Ensuite, Lauren Montgomery et Emily Symons proposent un article qui dénonce le profilage social des travailleuses et travailleurs du sexe ainsi que les conséquences importantes qu’il engendre pour une population déjà vulnérabilisée par le cadre légal. Les auteures présentent les résultats d’une recherche effectuée par l’organisation POWER (Prostitutes of Ottawa/Gatineau Work, Educate, Resist | Prostitué-es d’Ottawa/Gatineau travaillent, éduquent et résistent). La recherche montre que le profilage social des travailleuses et travailleurs du sexe, en tant que victimes de trafic humain, légitime des interventions policières ainsi que des réformes politiques et juridiques dommageables. Ces dernières criminalisent les travailleuses et travailleurs de l’industrie du sexe, mènent à la déportation de femmes migrantes et occultent les préjudices causés par ces mêmes interventions et réformes problématiques.

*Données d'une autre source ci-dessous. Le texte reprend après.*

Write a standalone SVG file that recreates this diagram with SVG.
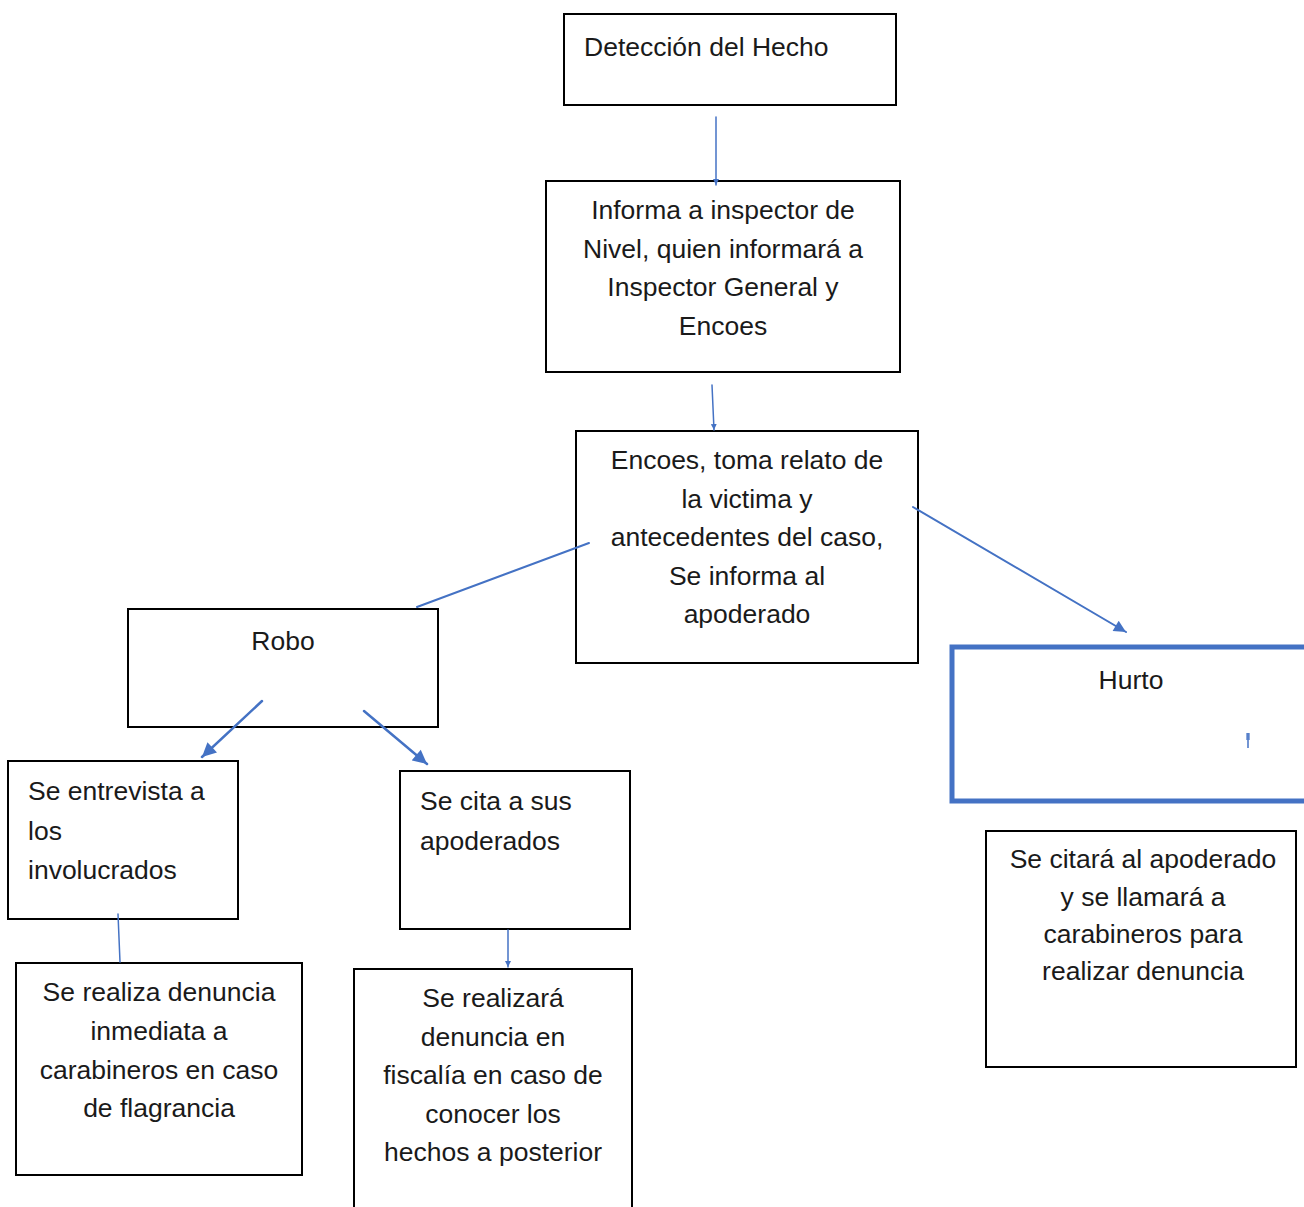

Finalement, Lovanie Côté et David Clément, de l’Association de défense des droits sociaux de Gatineau, proposent une analyse militante du profilage social qui s’appuie sur leur vision de la société en tant que militants anticapitalistes et prolétaires, ainsi que sur leurs propres expériences individuelles et collectives visant à abolir le capitalisme. Pour ce faire, ils s’interrogent sur la vision dominante et institutionnelle du concept de profilage policier, qui néglige de remettre en question les intérêts de classe qui sont à la source des pratiques de profilage et qui participent ainsi à légitimer les pratiques illégales de profilage utilisées par les corps policiers.

Nous espérons que la mise en relief de cette problématique permettra aux lectrices et lecteurs d’identifier ces pratiques discriminatoires et d’y répondre, lorsqu’elles se présenteront dans leur travail ou dans leur quotidien. Nous espérons surtout qu’elles et ils se joindront aux personnes profilées, ainsi qu’aux intervenantes et intervenants qui les soutiennent, pour dénoncer ces pratiques et revendiquer leur abolition.

En espérant que ce numéro de Reflets saura vous plaire, nous vous souhaitons une bonne lecture.